The Island of Catan is a happening place. It’s a hopping chunk of land that’s so laden with resources that it has to beat settlers off with a big stick. Everyone wants to stake their claim to a major piece of this hexagonal floating rock in a quest for supreme colonial dominance, but they’ll have to plan their turf expansion and resource gathering very carefully if they want to come out ahead. Though it never quite comes to physical blows, this island competition can get pretty cutthroat in a hurry.
Based on the popular strategy board game Settlers of Catan, this portable version crams all the resource-gathering, infrastructure-crafting, and trade-conniving of the original into a small, neat package. It features simple, easy-to-learn gameplay that hides a surprising amount of depth and challenge. Catan is a hexagonal-shaped plot of land divided into 19 smaller, colorfully-designed hexagon territories. Aside from one barren patch, each hex holds one of five precious harvestable resources (brick, lumber, wool, grain, and ore) needed to build towns, lay out roadways, and upgrade to cities.

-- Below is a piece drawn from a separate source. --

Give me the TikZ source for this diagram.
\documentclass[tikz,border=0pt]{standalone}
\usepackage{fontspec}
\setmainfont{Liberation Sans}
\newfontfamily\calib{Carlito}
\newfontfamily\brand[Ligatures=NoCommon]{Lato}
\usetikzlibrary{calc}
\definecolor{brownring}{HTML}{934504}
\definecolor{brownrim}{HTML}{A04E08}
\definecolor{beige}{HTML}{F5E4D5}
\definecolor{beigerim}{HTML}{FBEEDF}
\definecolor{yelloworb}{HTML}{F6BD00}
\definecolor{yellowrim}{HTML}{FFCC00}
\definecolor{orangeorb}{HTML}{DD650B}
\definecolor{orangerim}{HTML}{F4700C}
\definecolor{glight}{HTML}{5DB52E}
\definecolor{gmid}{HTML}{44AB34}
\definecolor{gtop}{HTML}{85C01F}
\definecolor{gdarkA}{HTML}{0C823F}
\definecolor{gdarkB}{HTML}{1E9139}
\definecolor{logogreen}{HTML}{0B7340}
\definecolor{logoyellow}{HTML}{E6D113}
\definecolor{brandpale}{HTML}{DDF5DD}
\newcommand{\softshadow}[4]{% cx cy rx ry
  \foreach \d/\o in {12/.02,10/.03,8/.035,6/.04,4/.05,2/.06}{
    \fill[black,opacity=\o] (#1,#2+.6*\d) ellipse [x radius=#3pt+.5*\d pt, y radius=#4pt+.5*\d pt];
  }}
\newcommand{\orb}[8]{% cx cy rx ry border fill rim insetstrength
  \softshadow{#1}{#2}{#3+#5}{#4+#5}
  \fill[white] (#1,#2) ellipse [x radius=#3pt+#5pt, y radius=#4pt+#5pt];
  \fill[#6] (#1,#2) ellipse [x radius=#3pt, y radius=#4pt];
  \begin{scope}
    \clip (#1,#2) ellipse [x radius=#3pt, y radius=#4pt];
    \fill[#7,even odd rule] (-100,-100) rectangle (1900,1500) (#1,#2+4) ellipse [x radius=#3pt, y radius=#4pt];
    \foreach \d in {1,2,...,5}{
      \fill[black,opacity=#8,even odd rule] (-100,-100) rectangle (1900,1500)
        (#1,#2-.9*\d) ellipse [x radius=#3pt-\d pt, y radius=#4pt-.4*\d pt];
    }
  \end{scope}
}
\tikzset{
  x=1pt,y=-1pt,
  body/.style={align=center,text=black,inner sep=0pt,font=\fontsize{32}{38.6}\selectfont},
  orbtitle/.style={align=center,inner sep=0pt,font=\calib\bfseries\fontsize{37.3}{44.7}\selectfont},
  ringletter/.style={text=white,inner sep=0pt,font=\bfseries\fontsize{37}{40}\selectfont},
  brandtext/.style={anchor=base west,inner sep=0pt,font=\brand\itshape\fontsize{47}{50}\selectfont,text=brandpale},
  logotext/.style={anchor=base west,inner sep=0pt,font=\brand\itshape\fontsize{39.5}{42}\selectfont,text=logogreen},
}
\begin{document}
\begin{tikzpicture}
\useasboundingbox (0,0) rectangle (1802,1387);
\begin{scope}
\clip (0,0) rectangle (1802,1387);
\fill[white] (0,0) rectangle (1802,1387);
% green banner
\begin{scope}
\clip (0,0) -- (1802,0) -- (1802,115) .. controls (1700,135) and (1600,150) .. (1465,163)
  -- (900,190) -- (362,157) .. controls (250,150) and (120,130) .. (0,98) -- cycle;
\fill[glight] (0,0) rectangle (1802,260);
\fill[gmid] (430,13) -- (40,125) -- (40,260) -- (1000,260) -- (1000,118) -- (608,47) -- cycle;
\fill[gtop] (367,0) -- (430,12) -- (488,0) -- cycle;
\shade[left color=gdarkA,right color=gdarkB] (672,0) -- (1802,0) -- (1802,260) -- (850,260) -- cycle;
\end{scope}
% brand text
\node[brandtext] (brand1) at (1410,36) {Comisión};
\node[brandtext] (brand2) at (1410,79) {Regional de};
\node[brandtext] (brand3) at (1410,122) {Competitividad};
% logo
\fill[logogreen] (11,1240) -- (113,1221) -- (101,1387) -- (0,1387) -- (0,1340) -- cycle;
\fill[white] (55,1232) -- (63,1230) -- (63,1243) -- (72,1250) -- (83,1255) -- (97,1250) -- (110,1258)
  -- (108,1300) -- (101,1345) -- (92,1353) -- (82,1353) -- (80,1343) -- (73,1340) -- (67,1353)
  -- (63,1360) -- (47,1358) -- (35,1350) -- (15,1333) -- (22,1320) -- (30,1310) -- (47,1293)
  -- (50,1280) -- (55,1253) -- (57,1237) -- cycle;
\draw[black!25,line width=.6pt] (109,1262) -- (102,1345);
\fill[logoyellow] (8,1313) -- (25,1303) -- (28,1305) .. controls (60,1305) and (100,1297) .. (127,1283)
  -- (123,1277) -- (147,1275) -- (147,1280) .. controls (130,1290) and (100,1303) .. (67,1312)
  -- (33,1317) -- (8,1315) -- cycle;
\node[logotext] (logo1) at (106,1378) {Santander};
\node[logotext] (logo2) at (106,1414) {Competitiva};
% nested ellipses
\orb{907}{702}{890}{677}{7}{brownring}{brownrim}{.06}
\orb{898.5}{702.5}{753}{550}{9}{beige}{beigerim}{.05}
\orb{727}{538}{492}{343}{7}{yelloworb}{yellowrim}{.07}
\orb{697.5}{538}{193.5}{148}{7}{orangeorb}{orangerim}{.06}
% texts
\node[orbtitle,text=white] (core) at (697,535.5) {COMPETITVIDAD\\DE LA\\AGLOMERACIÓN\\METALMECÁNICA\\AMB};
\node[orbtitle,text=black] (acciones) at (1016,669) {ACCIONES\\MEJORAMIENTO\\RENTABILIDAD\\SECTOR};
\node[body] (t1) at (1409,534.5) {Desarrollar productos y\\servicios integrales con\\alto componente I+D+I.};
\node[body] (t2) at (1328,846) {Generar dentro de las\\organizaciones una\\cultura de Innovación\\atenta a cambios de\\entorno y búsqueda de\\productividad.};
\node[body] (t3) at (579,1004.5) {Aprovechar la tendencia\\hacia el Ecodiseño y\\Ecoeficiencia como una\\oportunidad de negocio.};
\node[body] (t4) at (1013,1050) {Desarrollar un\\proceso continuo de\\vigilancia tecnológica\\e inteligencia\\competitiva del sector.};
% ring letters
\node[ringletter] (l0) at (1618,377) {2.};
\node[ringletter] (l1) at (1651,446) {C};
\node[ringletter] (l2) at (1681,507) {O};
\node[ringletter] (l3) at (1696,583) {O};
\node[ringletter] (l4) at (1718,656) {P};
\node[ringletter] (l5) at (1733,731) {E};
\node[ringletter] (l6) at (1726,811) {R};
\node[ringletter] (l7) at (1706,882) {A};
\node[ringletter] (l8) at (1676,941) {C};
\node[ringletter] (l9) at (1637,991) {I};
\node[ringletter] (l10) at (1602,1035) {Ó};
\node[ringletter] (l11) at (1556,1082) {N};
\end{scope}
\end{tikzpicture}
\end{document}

Throughout the course of a game, each player strives to gain control of these resources by building colonies and roadways along the edges and corners of each hex. If you can also thwart your opponents who seek to nab the same territory in the process, more power to you.
After an initial setup round where every settler is allowed to place two towns and a few roads on the board, the fun really begins. Each hex is assigned a number from two to 12, and when the dice are rolled every turn, any players who’ve developed an adjacent town to the plot matching the number rolled receive a unit of that hex’s native resource. Situating your towns near frequently-rolled hexes and building out to block other players’ expansion is all part of the strategy. You receive victory points for each town and city you own and for special circumstances like having the longest string of connecting roads. The first player to reach the predetermined victory point goal is declared the winner.
Other rules and twists also come into play to beef up the challenge and encourage strategic sneakiness. You can trade resources with the bank at a 4:1 ration or haggle with other players to facilitate the exchange of needed goods. But at any time you can also find yourself coming up short on crucial goods. Rolling a seven on the virtual dice lets you move a robber token on any hex of your choosing. He’ll then steal resources from an adjacent player and halt the harvesting of resources on the land he’s on until moved. These nuances really add an extra measure of surprise to the gameplay.
Catan’s stylish and colorful map can be easily zoomed into for a closer look at the landscape animations and settlement layout. The computer A.I. is crafty enough to offer up a solid challenge when playing solo, though this game is really all about playing with friends. Unfortunately, the only way to do so in this version is in a hot seat mode where you must physically pass your iPhone around to each player during their turn. Other than that minor limitation, this is one excellent addition to the iPhone’s line-up.